----- Material

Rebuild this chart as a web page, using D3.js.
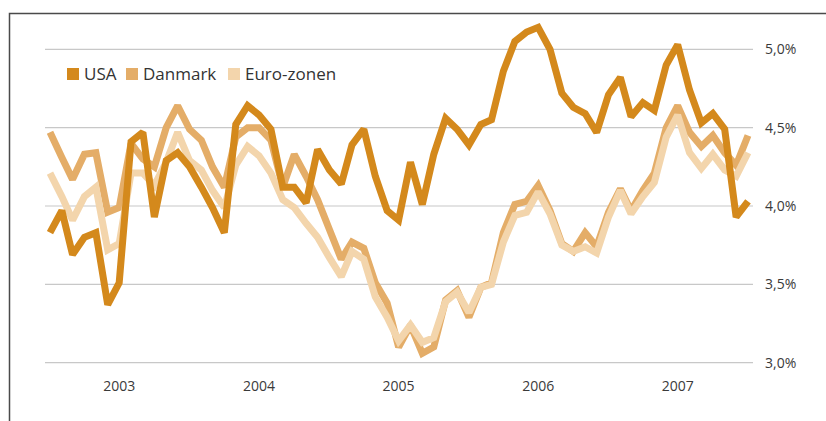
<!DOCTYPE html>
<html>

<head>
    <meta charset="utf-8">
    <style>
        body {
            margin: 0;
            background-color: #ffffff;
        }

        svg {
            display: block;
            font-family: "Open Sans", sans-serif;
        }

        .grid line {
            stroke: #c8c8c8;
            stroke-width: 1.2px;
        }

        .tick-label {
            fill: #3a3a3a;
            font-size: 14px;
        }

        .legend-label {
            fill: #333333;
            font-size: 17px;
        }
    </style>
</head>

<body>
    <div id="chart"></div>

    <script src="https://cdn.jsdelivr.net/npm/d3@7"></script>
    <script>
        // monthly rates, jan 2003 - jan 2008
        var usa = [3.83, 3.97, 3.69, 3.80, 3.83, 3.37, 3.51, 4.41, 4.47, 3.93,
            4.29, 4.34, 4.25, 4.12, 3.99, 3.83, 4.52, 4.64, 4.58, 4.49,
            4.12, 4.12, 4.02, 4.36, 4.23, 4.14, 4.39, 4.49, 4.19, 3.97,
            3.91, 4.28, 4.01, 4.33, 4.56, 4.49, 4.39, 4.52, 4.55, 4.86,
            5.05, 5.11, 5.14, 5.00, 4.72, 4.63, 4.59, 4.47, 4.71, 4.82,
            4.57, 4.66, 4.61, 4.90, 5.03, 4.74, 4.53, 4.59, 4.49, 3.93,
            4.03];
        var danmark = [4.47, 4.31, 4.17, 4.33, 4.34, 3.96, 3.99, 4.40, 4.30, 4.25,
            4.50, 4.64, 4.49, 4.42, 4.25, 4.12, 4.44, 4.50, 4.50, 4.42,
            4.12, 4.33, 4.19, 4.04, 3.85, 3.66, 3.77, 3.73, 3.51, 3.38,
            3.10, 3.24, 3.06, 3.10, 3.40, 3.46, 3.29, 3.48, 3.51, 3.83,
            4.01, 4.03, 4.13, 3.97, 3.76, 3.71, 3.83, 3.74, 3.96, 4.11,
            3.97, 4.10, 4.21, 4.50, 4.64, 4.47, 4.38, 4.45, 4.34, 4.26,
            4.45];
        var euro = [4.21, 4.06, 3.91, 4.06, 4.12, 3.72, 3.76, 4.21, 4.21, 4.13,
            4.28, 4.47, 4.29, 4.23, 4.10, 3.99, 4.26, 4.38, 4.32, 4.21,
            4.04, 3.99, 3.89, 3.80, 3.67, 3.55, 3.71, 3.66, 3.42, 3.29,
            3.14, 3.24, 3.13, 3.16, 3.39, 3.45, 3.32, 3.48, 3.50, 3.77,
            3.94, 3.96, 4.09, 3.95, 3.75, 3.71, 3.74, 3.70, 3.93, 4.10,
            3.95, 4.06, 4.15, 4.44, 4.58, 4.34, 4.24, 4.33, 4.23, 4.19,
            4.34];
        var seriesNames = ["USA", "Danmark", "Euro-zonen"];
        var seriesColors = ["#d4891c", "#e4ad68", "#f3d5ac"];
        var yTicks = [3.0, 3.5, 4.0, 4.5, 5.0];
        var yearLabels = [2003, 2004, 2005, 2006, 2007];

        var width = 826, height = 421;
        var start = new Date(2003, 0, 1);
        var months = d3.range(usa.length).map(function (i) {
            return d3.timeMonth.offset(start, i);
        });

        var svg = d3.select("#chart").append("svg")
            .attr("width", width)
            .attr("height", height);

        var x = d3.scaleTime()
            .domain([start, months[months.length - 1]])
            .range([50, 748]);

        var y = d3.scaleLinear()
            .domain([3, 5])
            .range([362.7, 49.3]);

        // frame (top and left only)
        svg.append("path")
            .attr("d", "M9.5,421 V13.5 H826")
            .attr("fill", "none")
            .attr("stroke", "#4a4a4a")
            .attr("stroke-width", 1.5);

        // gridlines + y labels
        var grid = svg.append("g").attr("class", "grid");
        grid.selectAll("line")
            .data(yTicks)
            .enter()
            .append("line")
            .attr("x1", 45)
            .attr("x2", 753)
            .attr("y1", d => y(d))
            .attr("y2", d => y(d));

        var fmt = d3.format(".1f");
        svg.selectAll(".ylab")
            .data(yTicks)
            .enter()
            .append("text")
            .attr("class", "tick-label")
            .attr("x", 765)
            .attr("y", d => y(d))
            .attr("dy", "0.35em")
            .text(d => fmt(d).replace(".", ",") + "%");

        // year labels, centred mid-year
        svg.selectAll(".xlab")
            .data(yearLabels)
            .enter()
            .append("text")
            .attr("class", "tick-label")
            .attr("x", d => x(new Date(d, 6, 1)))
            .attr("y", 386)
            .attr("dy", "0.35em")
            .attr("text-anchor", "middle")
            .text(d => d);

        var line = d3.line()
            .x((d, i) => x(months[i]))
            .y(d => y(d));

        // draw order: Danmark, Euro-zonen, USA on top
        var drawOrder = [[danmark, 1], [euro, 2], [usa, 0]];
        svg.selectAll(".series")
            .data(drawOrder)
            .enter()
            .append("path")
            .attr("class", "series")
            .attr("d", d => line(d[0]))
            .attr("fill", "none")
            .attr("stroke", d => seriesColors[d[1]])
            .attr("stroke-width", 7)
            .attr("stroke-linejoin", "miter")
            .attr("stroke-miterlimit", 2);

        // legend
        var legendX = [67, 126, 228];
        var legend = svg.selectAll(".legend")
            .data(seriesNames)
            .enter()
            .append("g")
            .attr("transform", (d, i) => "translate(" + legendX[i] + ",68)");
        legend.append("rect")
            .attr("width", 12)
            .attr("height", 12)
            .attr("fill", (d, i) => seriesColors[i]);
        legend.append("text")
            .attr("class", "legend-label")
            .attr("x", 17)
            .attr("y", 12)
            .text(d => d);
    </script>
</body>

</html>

----------

• [The task]: Return to the listing above and set it down exactly, leaving out its pictures.

• [Response to the exercise]:
Rebuild this chart as a web page, using D3.js.
<!DOCTYPE html>
<html>

<head>
    <meta charset="utf-8">
    <style>
        body {
            margin: 0;
            background-color: #ffffff;
        }

        svg {
            display: block;
            font-family: "Open Sans", sans-serif;
        }

        .grid line {
            stroke: #c8c8c8;
            stroke-width: 1.2px;
        }

        .tick-label {
            fill: #3a3a3a;
            font-size: 14px;
        }

        .legend-label {
            fill: #333333;
            font-size: 17px;
        }
    </style>
</head>

<body>
    <div id="chart"></div>

    <script src="https://cdn.jsdelivr.net/npm/d3@7"></script>
    <script>
        // monthly rates, jan 2003 - jan 2008
        var usa = [3.83, 3.97, 3.69, 3.80, 3.83, 3.37, 3.51, 4.41, 4.47, 3.93,
            4.29, 4.34, 4.25, 4.12, 3.99, 3.83, 4.52, 4.64, 4.58, 4.49,
            4.12, 4.12, 4.02, 4.36, 4.23, 4.14, 4.39, 4.49, 4.19, 3.97,
            3.91, 4.28, 4.01, 4.33, 4.56, 4.49, 4.39, 4.52, 4.55, 4.86,
            5.05, 5.11, 5.14, 5.00, 4.72, 4.63, 4.59, 4.47, 4.71, 4.82,
            4.57, 4.66, 4.61, 4.90, 5.03, 4.74, 4.53, 4.59, 4.49, 3.93,
            4.03];
        var danmark = [4.47, 4.31, 4.17, 4.33, 4.34, 3.96, 3.99, 4.40, 4.30, 4.25,
            4.50, 4.64, 4.49, 4.42, 4.25, 4.12, 4.44, 4.50, 4.50, 4.42,
            4.12, 4.33, 4.19, 4.04, 3.85, 3.66, 3.77, 3.73, 3.51, 3.38,
            3.10, 3.24, 3.06, 3.10, 3.40, 3.46, 3.29, 3.48, 3.51, 3.83,
            4.01, 4.03, 4.13, 3.97, 3.76, 3.71, 3.83, 3.74, 3.96, 4.11,
            3.97, 4.10, 4.21, 4.50, 4.64, 4.47, 4.38, 4.45, 4.34, 4.26,
            4.45];
        var euro = [4.21, 4.06, 3.91, 4.06, 4.12, 3.72, 3.76, 4.21, 4.21, 4.13,
            4.28, 4.47, 4.29, 4.23, 4.10, 3.99, 4.26, 4.38, 4.32, 4.21,
            4.04, 3.99, 3.89, 3.80, 3.67, 3.55, 3.71, 3.66, 3.42, 3.29,
            3.14, 3.24, 3.13, 3.16, 3.39, 3.45, 3.32, 3.48, 3.50, 3.77,
            3.94, 3.96, 4.09, 3.95, 3.75, 3.71, 3.74, 3.70, 3.93, 4.10,
            3.95, 4.06, 4.15, 4.44, 4.58, 4.34, 4.24, 4.33, 4.23, 4.19,
            4.34];
        var seriesNames = ["USA", "Danmark", "Euro-zonen"];
        var seriesColors = ["#d4891c", "#e4ad68", "#f3d5ac"];
        var yTicks = [3.0, 3.5, 4.0, 4.5, 5.0];
        var yearLabels = [2003, 2004, 2005, 2006, 2007];

        var width = 826, height = 421;
        var start = new Date(2003, 0, 1);
        var months = d3.range(usa.length).map(function (i) {
            return d3.timeMonth.offset(start, i);
        });

        var svg = d3.select("#chart").append("svg")
            .attr("width", width)
            .attr("height", height);

        var x = d3.scaleTime()
            .domain([start, months[months.length - 1]])
            .range([50, 748]);

        var y = d3.scaleLinear()
            .domain([3, 5])
            .range([362.7, 49.3]);

        // frame (top and left only)
        svg.append("path")
            .attr("d", "M9.5,421 V13.5 H826")
            .attr("fill", "none")
            .attr("stroke", "#4a4a4a")
            .attr("stroke-width", 1.5);

        // gridlines + y labels
        var grid = svg.append("g").attr("class", "grid");
        grid.selectAll("line")
            .data(yTicks)
            .enter()
            .append("line")
            .attr("x1", 45)
            .attr("x2", 753)
            .attr("y1", d => y(d))
            .attr("y2", d => y(d));

        var fmt = d3.format(".1f");
        svg.selectAll(".ylab")
            .data(yTicks)
            .enter()
            .append("text")
            .attr("class", "tick-label")
            .attr("x", 765)
            .attr("y", d => y(d))
            .attr("dy", "0.35em")
            .text(d => fmt(d).replace(".", ",") + "%");

        // year labels, centred mid-year
        svg.selectAll(".xlab")
            .data(yearLabels)
            .enter()
            .append("text")
            .attr("class", "tick-label")
            .attr("x", d => x(new Date(d, 6, 1)))
            .attr("y", 386)
            .attr("dy", "0.35em")
            .attr("text-anchor", "middle")
            .text(d => d);

        var line = d3.line()
            .x((d, i) => x(months[i]))
            .y(d => y(d));

        // draw order: Danmark, Euro-zonen, USA on top
        var drawOrder = [[danmark, 1], [euro, 2], [usa, 0]];
        svg.selectAll(".series")
            .data(drawOrder)
            .enter()
            .append("path")
            .attr("class", "series")
            .attr("d", d => line(d[0]))
            .attr("fill", "none")
            .attr("stroke", d => seriesColors[d[1]])
            .attr("stroke-width", 7)
            .attr("stroke-linejoin", "miter")
            .attr("stroke-miterlimit", 2);

        // legend
        var legendX = [67, 126, 228];
        var legend = svg.selectAll(".legend")
            .data(seriesNames)
            .enter()
            .append("g")
            .attr("transform", (d, i) => "translate(" + legendX[i] + ",68)");
        legend.append("rect")
            .attr("width", 12)
            .attr("height", 12)
            .attr("fill", (d, i) => seriesColors[i]);
        legend.append("text")
            .attr("class", "legend-label")
            .attr("x", 17)
            .attr("y", 12)
            .text(d => d);
    </script>
</body>

</html>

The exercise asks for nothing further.